This note accompanies the follow episode(s):
The Writer’s Almanac for September 26, 2017: Ode to My Sister

September 26, 2017: birthday: Jane Smiley

It’s the birthday of Jane Smiley (books by this author), born in Los Angeles (1949). Smiley came from a family of journalists and newspaper editors, but when she was growing up she cared more about horses than she did about writing. She read every book about horses she could find. She invented imaginary horse farms, drew maps of the stables, and made up names for all the horses. As a teenager, she grew to be six feet two inches tall. She said, “I didn’t want to be a writer when I was in high school; all I remember wanting to be was shorter.” Her height meant she could never be a jockey, so she began writing instead, and wrote her first novel as her senior thesis at college.
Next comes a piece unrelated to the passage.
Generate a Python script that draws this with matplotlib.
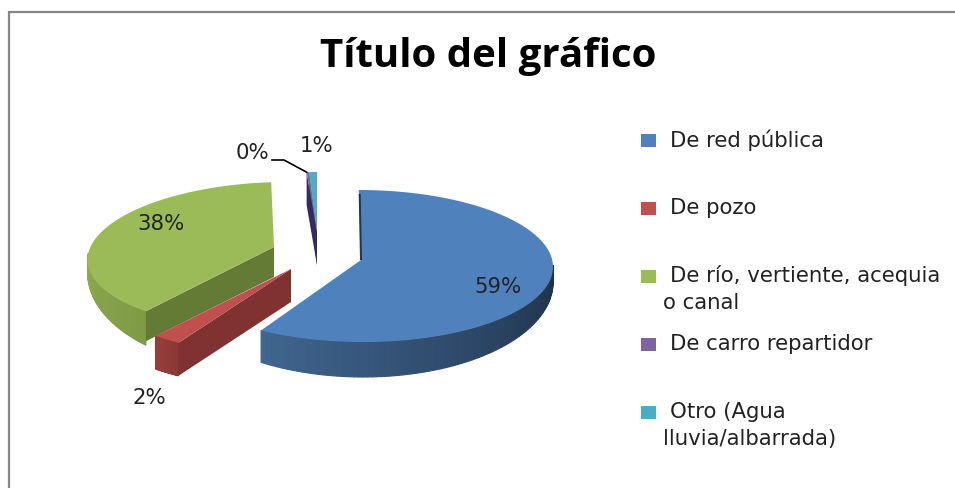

She lived on a commune in the late sixties, leafleting and selling pro-labor newspapers at a local electronics factory. She said: “You were supposed to talk to the workers and educate them. Although when I did, the workers all seemed very well informed and knew exactly what they thought about how the system worked.” She eventually decided that she didn’t want to be a revolutionary, but she did want to travel the world. She said, “My plan, was to go to England and then sort of wander around the world, with my typewriter in one hand, my banjo in the other, and my backpack on my back.” But after a year of traveling, she got married and started a family, deciding that novels about family life could be just as interesting as novels about life on the road.
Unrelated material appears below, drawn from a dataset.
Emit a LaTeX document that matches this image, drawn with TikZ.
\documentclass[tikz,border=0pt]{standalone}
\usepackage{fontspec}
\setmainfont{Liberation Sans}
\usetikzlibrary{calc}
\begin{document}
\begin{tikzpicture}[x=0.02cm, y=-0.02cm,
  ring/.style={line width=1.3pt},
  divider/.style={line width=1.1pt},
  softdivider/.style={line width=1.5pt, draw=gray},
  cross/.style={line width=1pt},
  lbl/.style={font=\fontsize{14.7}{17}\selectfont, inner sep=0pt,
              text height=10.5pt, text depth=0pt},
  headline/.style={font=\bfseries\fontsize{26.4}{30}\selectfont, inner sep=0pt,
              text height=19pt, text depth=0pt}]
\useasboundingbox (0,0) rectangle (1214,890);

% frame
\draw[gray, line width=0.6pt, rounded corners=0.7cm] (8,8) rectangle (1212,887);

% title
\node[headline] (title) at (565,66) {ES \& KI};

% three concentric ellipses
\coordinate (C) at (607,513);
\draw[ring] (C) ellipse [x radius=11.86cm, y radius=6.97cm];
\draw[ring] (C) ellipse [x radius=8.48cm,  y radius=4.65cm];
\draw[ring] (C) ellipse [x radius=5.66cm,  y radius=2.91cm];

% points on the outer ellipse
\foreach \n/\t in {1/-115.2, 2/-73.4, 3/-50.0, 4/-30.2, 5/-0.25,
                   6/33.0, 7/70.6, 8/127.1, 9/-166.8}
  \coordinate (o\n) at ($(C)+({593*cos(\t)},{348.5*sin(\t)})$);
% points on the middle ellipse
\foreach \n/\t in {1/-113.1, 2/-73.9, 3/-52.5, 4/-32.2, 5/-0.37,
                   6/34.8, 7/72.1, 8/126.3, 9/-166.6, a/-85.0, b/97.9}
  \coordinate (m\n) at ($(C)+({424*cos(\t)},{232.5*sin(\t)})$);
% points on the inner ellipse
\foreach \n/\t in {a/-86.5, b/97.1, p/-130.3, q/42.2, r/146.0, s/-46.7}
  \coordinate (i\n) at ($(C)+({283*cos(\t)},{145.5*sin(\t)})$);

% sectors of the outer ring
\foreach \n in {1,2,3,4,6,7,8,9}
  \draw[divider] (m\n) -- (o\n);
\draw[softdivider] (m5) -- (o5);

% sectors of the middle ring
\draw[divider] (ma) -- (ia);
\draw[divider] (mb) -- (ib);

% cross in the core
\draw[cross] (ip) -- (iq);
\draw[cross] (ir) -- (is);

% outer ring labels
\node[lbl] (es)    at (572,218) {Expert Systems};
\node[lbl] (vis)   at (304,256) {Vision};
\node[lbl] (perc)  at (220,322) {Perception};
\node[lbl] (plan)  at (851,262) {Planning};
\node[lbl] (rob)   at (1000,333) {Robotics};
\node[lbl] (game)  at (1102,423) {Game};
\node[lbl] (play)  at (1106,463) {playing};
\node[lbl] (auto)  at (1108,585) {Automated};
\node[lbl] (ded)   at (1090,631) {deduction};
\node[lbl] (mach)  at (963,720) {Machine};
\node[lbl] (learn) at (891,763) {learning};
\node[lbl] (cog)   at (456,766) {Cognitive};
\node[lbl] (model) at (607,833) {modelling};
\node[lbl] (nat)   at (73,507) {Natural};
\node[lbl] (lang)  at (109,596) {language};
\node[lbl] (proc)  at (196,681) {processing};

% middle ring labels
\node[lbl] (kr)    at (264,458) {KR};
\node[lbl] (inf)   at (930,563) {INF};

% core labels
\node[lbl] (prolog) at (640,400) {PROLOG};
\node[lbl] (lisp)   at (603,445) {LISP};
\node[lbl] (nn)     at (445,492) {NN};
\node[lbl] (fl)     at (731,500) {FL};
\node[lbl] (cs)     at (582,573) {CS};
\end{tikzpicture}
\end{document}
She’s best known for her novel A Thousand Acres (1991), a modern retelling of Shakespeare’s King Lear, set on an Iowa farm and told from the daughters’ perspective. Smiley thought it would be a good way to write about the decline of the American family farm. She spent months hanging out in small town cafés interviewing Iowa farmers. For her research, she drove a combine and read the agribusiness section of the Des Moines Register for a year. A Thousand Acres begins, “At sixty miles per hour, you could pass our farm in a minute.”

That novel won the Pulitzer Prize in 1992.

Her latest novel, Golden Age, was published in 2015.

Jane Smiley said: “I think a lot of things are hilariously funny, and that’s kind of the way I live my life. And I also believe that it’s only possible to live if you can detach yourself and detach your sort of sense of what’s going on a little bit and take a kind of observational position on everything … Being detached is the first step to being comic.”